→ **What is needed**: Of all the lines here, how many include the string "this"? Answer with the number only.

→ **Provided records**:
↓

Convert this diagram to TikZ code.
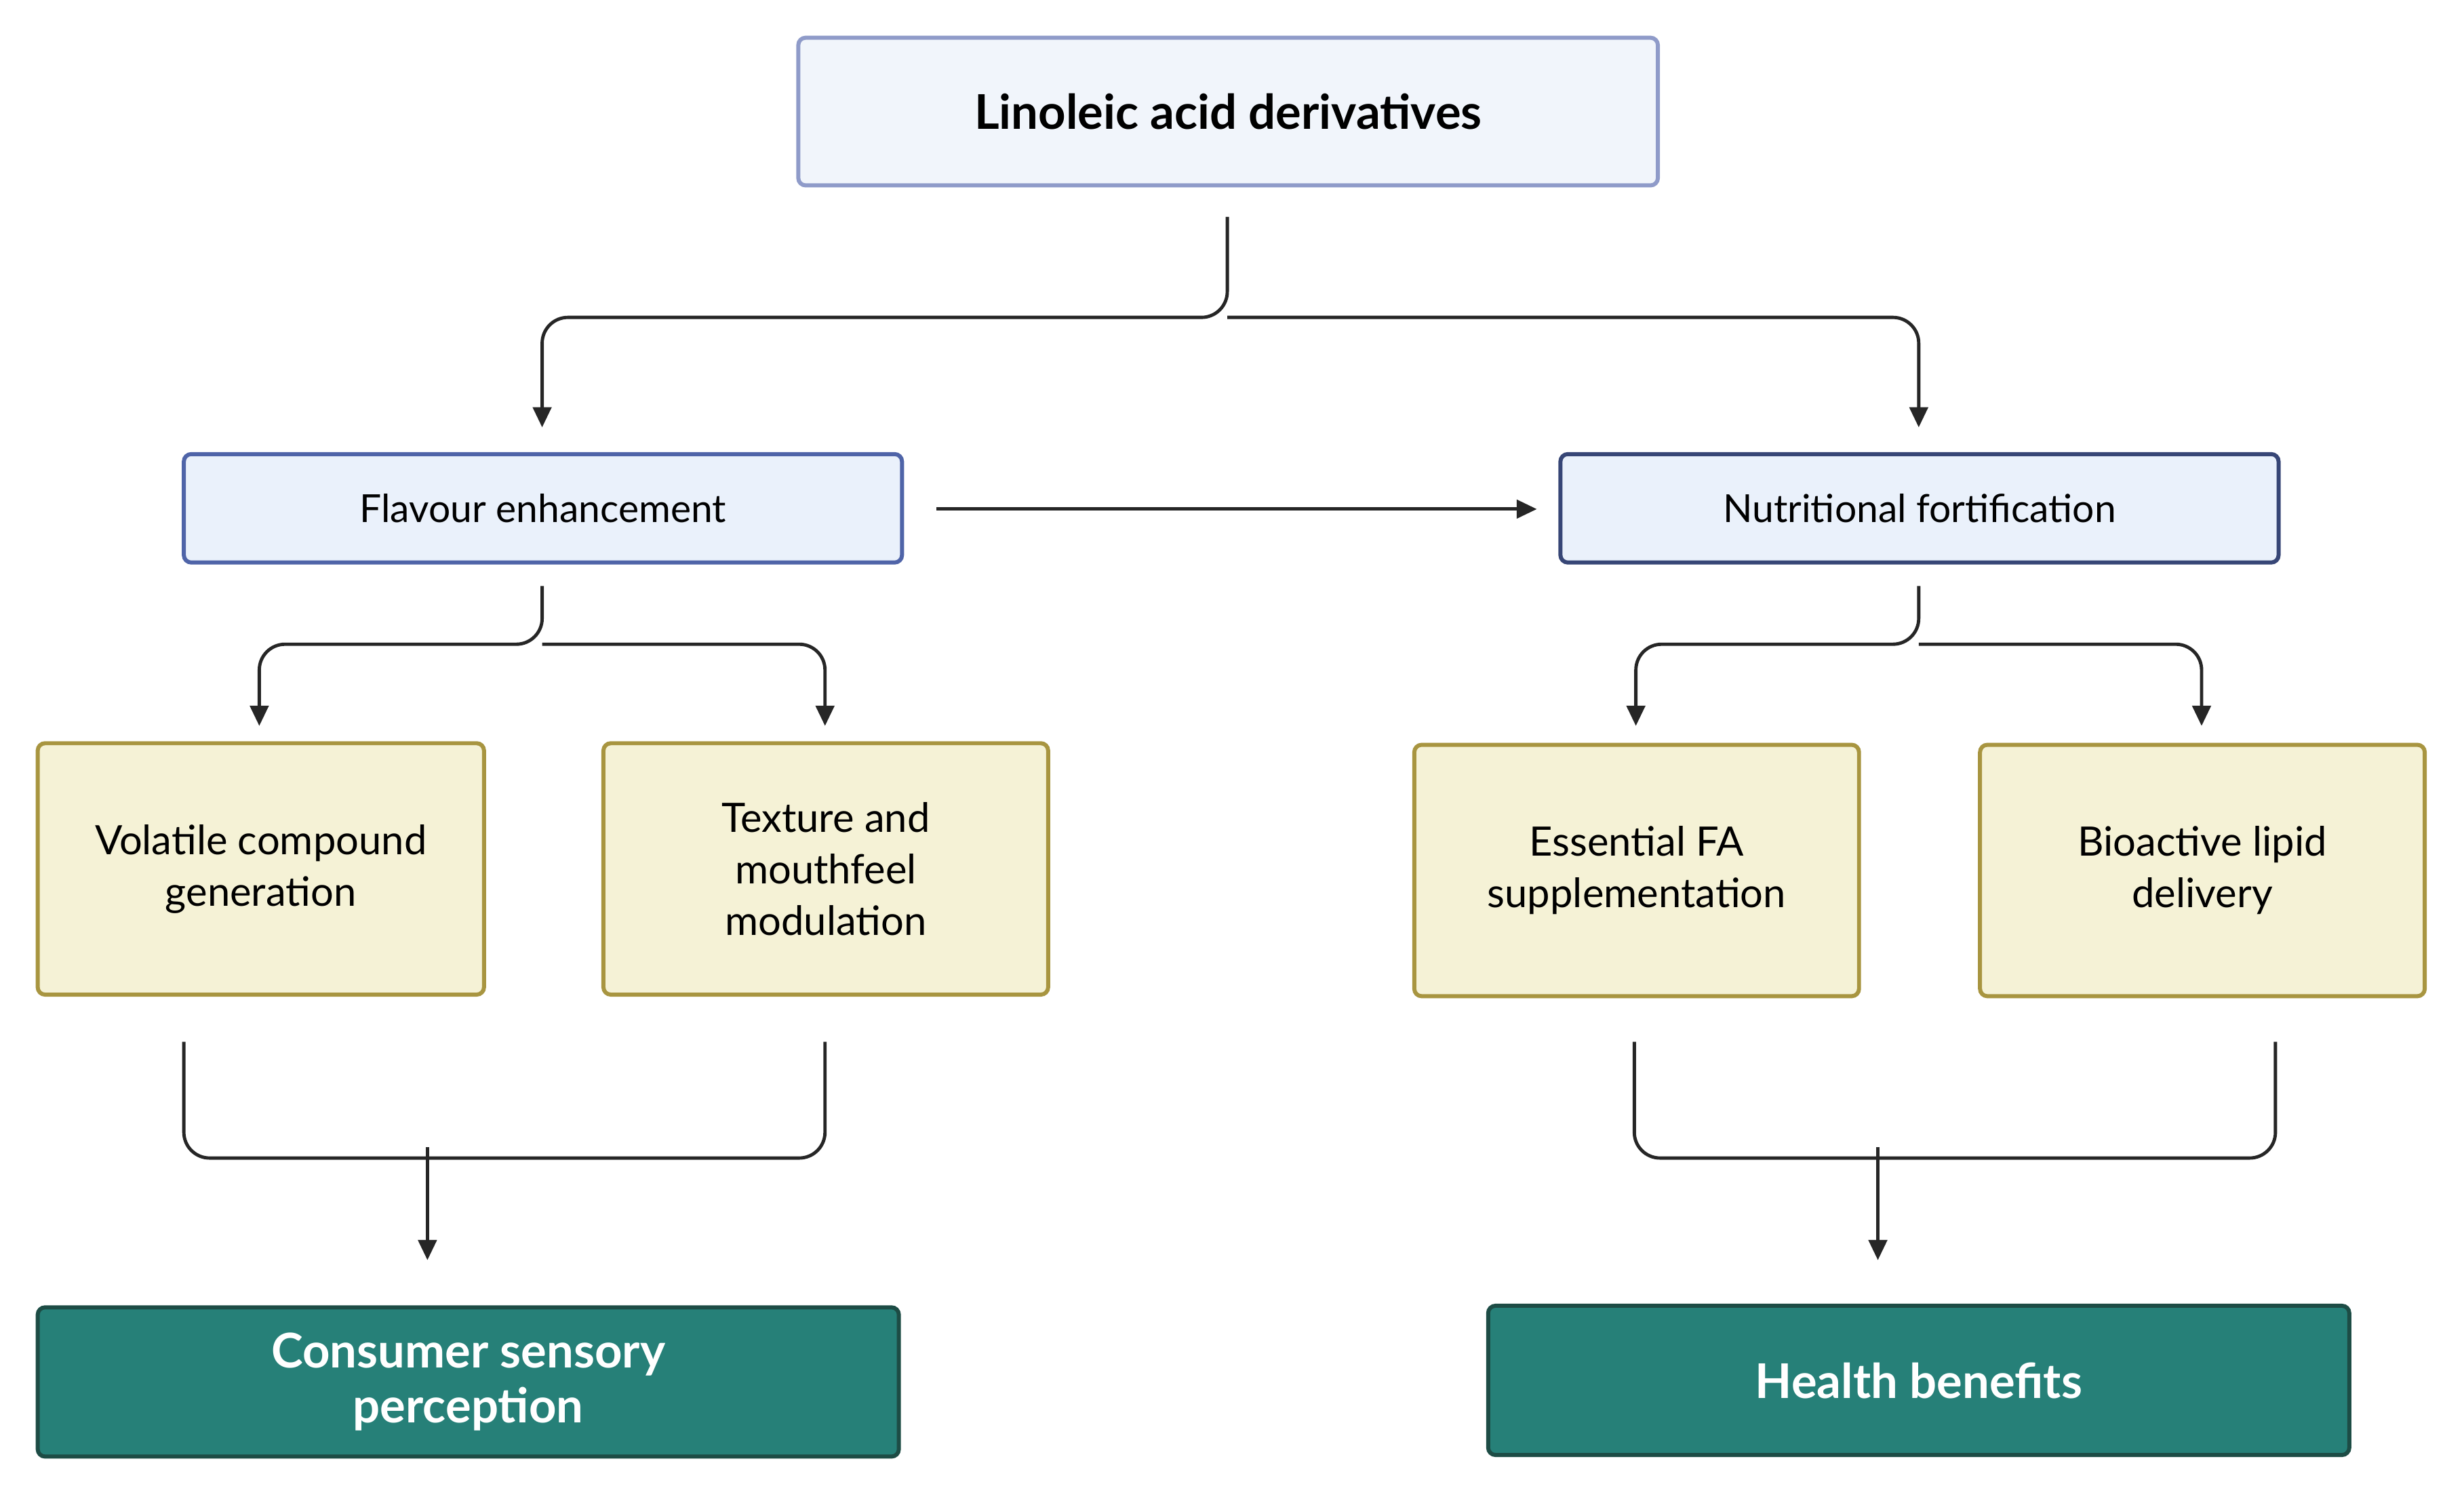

↑
↓

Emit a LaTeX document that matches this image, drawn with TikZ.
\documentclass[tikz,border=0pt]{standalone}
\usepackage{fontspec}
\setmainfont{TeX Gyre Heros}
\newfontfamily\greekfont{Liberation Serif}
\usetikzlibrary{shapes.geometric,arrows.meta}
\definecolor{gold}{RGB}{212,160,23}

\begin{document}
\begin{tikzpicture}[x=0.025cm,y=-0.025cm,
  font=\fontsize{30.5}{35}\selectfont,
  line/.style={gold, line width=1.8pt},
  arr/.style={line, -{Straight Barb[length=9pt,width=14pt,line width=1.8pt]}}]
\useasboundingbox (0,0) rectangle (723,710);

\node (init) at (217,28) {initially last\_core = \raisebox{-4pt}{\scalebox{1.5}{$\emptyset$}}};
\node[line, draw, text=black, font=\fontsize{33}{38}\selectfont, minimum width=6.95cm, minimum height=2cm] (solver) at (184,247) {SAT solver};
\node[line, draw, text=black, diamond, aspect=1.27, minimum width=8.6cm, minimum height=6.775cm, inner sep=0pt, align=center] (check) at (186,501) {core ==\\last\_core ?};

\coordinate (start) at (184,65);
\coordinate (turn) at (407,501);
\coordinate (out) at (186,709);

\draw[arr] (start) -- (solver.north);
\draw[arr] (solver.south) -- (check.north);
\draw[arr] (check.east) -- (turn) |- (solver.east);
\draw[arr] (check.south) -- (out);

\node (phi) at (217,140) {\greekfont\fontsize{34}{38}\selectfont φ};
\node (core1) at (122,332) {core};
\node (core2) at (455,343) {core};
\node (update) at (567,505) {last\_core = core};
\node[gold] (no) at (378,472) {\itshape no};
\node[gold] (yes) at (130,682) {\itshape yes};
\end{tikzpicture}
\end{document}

↑

→ **Solution below**: 2